→ **Directions for this task**: Identify the lines containing the word "that". Copy each one.

→ **Records**:
..............................
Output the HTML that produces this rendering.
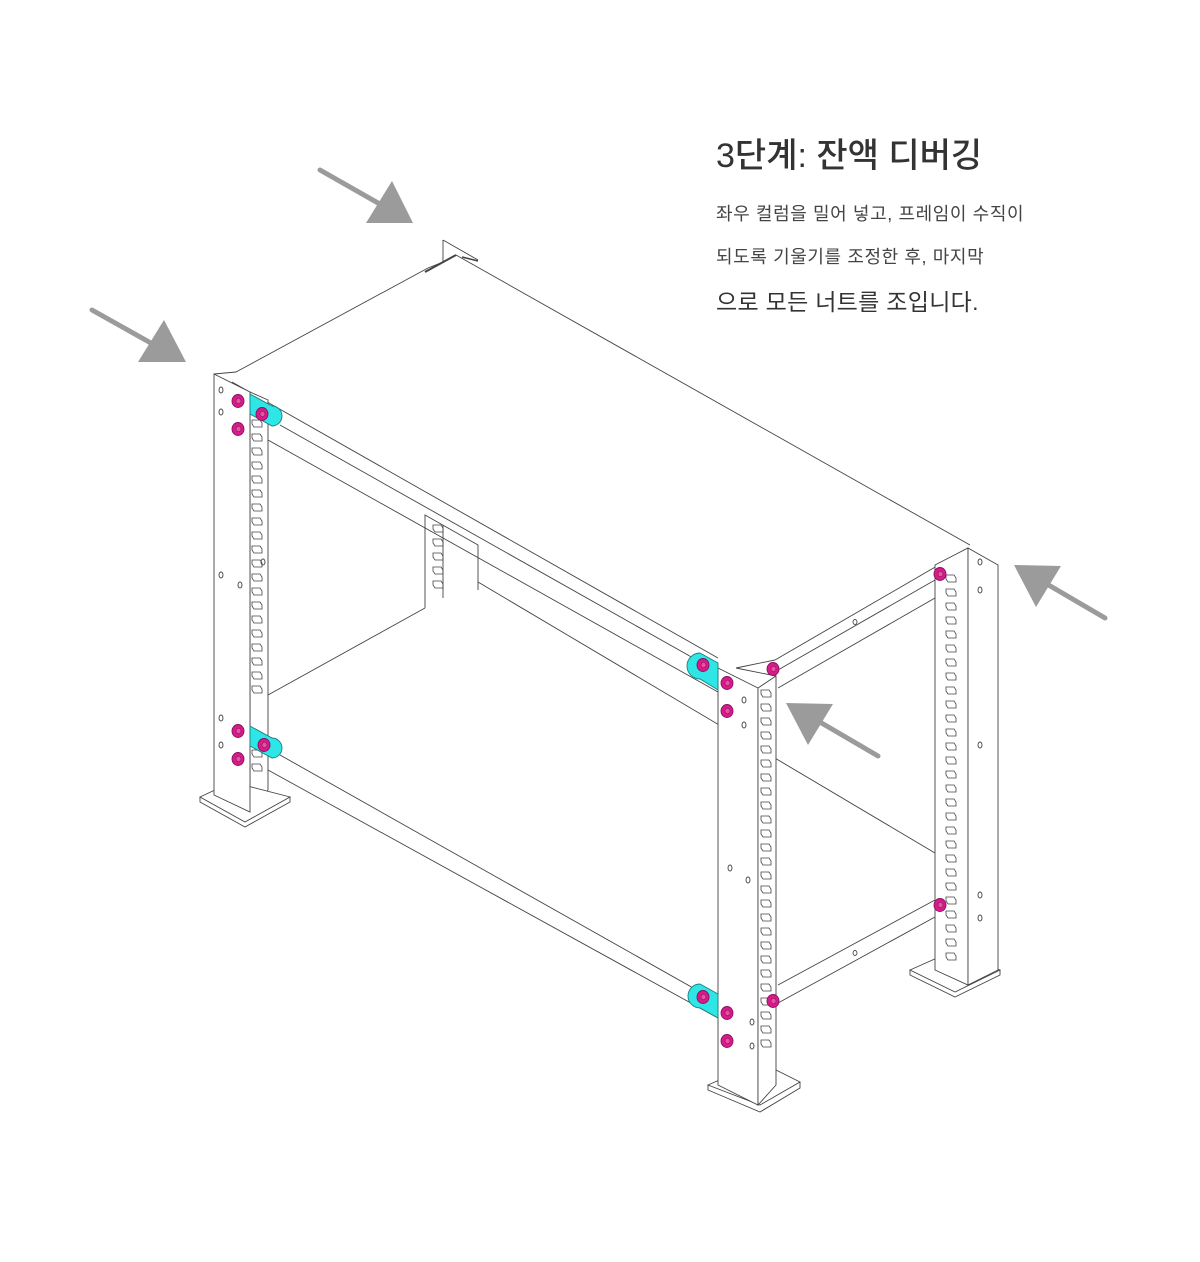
..............................
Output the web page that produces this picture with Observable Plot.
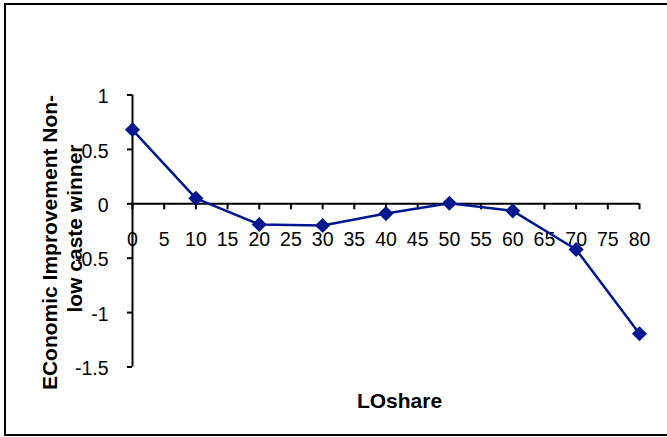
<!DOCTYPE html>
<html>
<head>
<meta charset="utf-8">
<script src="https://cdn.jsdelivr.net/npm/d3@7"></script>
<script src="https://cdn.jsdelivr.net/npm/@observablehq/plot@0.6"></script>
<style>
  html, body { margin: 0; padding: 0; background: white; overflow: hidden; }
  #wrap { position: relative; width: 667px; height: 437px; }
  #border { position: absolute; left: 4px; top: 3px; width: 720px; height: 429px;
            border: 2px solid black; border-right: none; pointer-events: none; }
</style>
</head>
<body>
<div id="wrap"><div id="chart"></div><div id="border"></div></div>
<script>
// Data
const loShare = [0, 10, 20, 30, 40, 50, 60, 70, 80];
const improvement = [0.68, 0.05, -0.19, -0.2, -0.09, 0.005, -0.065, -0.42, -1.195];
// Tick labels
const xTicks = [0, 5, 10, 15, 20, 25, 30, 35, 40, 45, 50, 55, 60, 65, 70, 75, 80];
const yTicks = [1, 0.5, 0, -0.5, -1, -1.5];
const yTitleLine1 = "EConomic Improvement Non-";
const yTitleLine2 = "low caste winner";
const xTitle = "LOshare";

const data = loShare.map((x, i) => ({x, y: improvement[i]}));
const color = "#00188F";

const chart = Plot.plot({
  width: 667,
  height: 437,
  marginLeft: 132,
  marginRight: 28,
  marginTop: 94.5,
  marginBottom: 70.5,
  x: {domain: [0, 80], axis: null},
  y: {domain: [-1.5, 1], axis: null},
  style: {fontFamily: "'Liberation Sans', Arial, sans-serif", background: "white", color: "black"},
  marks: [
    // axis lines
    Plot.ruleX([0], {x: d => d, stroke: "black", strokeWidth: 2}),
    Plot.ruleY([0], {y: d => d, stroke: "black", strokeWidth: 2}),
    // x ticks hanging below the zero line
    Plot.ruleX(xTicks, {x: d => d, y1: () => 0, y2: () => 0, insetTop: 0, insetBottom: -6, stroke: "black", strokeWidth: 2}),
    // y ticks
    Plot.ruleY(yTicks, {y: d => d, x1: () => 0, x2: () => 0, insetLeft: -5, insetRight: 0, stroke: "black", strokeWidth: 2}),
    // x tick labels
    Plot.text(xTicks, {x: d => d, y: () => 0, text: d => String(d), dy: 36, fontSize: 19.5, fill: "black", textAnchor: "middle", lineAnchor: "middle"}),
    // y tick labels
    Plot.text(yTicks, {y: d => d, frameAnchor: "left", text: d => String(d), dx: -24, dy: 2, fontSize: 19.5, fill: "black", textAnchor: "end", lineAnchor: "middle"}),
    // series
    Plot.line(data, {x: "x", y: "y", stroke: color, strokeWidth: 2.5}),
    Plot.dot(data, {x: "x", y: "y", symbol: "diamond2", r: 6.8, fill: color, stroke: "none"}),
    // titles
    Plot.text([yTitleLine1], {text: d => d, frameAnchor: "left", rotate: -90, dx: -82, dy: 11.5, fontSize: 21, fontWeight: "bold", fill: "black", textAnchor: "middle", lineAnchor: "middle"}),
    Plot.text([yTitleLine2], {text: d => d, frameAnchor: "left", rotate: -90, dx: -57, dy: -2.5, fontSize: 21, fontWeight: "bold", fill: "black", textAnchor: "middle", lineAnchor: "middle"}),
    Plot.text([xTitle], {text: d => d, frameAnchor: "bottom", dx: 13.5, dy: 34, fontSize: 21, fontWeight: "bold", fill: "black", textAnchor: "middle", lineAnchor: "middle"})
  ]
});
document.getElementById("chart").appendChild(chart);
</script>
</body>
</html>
..............................
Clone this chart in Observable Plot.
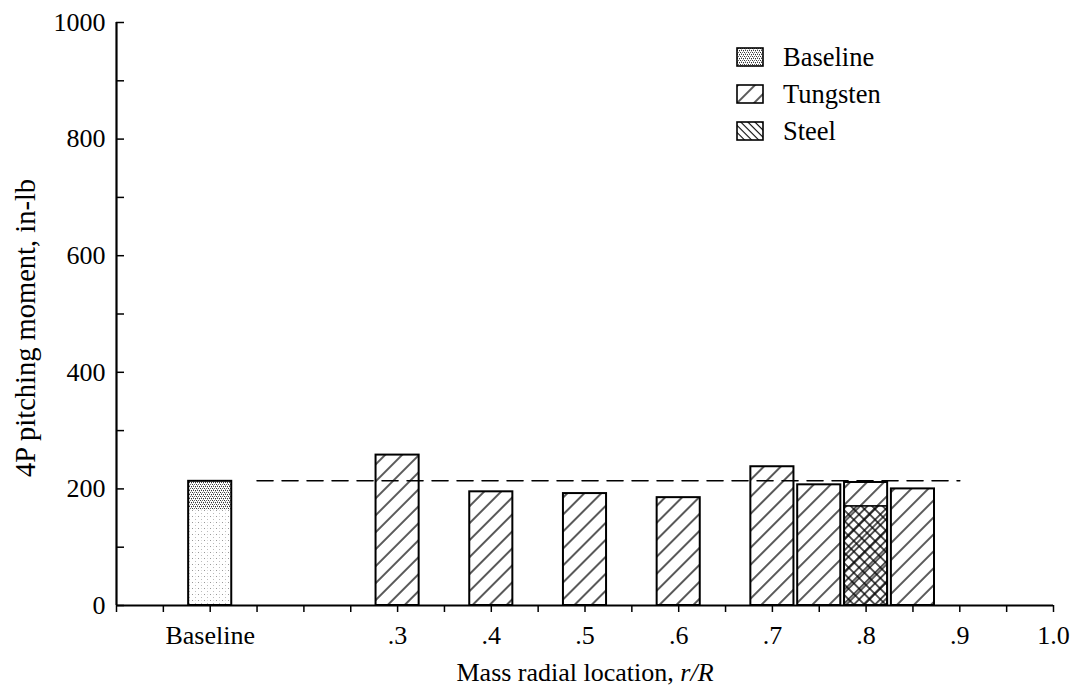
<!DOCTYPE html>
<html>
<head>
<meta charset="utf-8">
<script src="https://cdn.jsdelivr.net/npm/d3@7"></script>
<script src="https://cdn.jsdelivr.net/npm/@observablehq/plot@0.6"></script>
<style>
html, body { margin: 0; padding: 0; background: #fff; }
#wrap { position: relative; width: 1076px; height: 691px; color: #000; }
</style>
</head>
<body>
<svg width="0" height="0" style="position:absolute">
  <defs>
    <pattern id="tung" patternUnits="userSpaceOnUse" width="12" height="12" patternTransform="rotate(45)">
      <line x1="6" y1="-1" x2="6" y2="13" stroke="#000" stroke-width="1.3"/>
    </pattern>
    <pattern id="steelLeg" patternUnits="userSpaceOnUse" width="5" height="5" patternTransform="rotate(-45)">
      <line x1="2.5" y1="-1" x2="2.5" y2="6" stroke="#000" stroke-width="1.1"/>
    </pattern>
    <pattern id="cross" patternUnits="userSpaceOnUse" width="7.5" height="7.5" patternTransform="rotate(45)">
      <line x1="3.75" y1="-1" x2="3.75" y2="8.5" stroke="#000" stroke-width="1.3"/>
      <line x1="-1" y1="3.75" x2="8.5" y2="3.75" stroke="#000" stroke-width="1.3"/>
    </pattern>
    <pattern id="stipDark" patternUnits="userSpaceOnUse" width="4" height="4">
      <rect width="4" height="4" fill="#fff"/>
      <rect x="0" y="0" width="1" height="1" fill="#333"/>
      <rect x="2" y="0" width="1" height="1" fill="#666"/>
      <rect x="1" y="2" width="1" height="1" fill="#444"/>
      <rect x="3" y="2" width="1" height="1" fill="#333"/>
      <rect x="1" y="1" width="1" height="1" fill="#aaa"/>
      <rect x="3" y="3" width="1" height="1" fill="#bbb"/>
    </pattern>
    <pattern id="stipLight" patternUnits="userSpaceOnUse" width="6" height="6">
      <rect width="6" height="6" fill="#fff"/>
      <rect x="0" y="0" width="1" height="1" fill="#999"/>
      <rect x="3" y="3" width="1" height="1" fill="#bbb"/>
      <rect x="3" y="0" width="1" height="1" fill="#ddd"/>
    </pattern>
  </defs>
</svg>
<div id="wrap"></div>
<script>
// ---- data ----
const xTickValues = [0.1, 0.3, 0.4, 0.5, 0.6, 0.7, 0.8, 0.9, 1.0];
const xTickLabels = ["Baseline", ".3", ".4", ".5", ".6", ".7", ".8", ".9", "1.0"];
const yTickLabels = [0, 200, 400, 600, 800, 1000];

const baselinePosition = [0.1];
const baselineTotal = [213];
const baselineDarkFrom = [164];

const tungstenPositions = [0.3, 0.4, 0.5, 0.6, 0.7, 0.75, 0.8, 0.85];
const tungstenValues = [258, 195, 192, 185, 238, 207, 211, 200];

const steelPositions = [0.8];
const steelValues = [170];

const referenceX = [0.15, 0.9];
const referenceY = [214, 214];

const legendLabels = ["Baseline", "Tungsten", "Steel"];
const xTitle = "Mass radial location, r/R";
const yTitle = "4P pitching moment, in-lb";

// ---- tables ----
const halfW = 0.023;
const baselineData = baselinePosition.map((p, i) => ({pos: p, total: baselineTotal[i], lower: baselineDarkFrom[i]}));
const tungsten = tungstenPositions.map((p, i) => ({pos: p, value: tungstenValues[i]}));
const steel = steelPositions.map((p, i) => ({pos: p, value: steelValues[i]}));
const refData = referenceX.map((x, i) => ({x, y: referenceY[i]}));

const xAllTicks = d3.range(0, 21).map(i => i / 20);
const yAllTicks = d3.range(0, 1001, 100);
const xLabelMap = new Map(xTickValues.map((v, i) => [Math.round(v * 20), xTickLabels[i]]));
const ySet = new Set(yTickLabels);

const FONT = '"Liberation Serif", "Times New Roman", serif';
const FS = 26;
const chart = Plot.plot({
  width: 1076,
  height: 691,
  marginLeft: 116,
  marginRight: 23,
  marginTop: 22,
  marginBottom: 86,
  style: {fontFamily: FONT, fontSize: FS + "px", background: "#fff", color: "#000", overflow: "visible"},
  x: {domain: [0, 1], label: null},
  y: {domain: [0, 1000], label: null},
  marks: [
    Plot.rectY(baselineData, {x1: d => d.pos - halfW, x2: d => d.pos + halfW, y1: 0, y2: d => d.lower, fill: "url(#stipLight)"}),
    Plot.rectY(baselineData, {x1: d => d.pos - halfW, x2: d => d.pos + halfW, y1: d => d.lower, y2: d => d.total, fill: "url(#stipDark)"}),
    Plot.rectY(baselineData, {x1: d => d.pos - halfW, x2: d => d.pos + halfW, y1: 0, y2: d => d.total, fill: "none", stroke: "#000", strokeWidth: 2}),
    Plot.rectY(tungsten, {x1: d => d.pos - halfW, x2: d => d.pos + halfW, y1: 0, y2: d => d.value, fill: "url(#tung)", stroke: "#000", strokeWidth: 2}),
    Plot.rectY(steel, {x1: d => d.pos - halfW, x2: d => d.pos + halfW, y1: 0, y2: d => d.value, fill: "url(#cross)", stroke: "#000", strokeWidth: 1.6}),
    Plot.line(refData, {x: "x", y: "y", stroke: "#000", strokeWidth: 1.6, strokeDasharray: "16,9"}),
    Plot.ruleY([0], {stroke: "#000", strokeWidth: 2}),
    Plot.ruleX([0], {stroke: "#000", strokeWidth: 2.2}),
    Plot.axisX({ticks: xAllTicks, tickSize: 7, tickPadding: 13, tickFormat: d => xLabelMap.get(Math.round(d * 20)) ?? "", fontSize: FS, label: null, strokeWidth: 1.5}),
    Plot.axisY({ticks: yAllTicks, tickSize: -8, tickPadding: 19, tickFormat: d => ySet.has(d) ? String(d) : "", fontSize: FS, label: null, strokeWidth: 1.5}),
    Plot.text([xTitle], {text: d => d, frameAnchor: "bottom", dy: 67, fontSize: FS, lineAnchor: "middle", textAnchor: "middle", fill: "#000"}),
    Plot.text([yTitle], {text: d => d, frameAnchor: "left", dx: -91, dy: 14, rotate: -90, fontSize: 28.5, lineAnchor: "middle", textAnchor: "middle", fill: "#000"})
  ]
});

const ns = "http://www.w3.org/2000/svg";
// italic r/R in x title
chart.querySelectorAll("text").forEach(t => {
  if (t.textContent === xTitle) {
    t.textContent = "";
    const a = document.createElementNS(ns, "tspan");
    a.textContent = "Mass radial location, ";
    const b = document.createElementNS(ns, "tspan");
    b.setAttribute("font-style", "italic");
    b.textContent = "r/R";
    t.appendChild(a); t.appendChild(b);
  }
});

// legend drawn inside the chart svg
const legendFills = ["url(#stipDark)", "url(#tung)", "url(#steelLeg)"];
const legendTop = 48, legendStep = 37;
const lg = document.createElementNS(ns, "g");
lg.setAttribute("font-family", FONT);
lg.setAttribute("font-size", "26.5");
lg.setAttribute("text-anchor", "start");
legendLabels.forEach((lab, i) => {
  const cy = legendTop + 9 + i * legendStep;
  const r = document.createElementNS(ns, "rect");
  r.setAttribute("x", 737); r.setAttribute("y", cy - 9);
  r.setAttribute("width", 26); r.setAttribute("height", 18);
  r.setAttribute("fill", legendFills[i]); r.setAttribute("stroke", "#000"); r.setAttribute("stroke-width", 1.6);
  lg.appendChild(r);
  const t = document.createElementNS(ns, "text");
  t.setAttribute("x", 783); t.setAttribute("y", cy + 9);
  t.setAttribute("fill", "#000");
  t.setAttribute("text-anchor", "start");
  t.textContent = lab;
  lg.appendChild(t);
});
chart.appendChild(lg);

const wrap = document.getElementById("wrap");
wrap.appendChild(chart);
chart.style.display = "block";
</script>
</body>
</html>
..............................
→ **Solution to the problem**:
Output the HTML that produces this rendering.
Output the web page that produces this picture with Observable Plot.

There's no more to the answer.